7.1. String Escape Characters

../../_images/type-machine1.jpg

Figure 7.15. Why we have '\r\n' on Windows?

Table 7.7. Frequently used escape characters

Sequence

Description

\n

New line (LF - Linefeed)

\r

Carriage Return (CR)

\t

Horizontal Tab (TAB)

\'

Single quote '

\"

Double quote "

\\

Backslash \

Table 7.8. Less frequently used escape characters

Sequence

Description

\a

Bell (BEL)

\b

Backspace (BS)

\f

New page (FF - Form Feed)

\v

Vertical Tab (VT)

\uF680

Character with 16-bit (2 bytes) hex value F680

\U0001F680

Character with 32-bit (4 bytes) hex value 0001F680

\o755

ASCII character with octal value 755

\x1F680

ASCII character with hex value 1F680

print('\U0001F680')     # 🚀

7.1.1. Case Study

  • Problem with paths on Windows

Let's take a look on file paths notation POSIX compliant operating systems.

Linux paths:

>>> print('/home/mwatney/newfile.txt')
/home/mwatney/newfile.txt

macOS paths:

>>> print('/User/mwatney/newfile.txt')  # macOS
/User/mwatney/newfile.txt

And now for something completely different, Windows paths:

>>> print('C:/Users/mwatney/newfile.txt')
C:/Users/mwatney/newfile.txt

However, paths on Windows do not use slashes. You must use backslash as a path separator. This is where all problems starts. Let's start changing slashes to backslashes from the end (the one before newfile.txt):

>>> print('C:/Users/mwatney\newfile.txt')
C:/Users/mwatney
ewfile.txt

This is because \n is a newline character. In order this to work we need to escape it.

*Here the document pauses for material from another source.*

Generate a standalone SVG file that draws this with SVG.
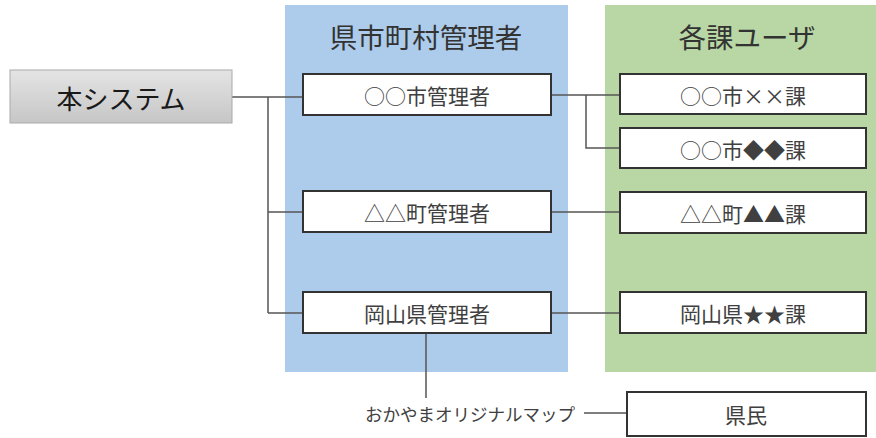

>>> print('C:/Users/mwatney\\newfile.txt')
C:/Users/mwatney\newfile.txt

This is better, now another slash, this time the one before mwatney:

>>> print('C:/Users\mwatney\\newfile.txt')
C:/Users\mwatney\newfile.txt

Since Python 3.12 all not existing escape characters (in this case \m will need to be escaped or put inside of a row strings. This is only a warning (SyntaxWarning: invalid escape sequence '\m'), so we can ignore it, but this behavior will be default sometime in the future, so it is better to avoid it now:

>>> print('C:/Users\\mwatney\\newfile.txt')
C:/Users\mwatney\newfile.txt

Ok, we are getting somewhere. The last slash (the one before Users):

>>> print('C:\Users\\mwatney\\newfile.txt')
Traceback (most recent call last):
SyntaxError: (unicode error) 'unicodeescape' codec can't decode bytes in position 2-3: truncated \UXXXXXXXX escape

This time the problem is more serious. Problem is with \Users. After escape sequence \U Python expects hexadecimal Unicode codepoint, i.e. \U0001F600 which is a smiley 😀 emoticon emoticon. In this example, Python finds letter s, which is invalid hexadecimal character and therefore raises an SyntaxError telling user that there is an error with decoding bytes. The only valid hexadecimal numbers are 0123456789abcdefABCDEF and letter s isn't one of them.

There is two ways how you can avoid this problem. Using escape before every slash:

>>> print('C:\\Users\\mwatney\\newfile.txt')
C:\Users\mwatney\newfile.txt

Or use r-string:

>>> print(r'C:\Users\mwatney\newfile.txt')
C:\Users\mwatney\newfile.txt

Both will generate the same output, so you can choose either one. In my opinion r-strings are less error prone and I use them each time when I have to deal with paths and regular expressions.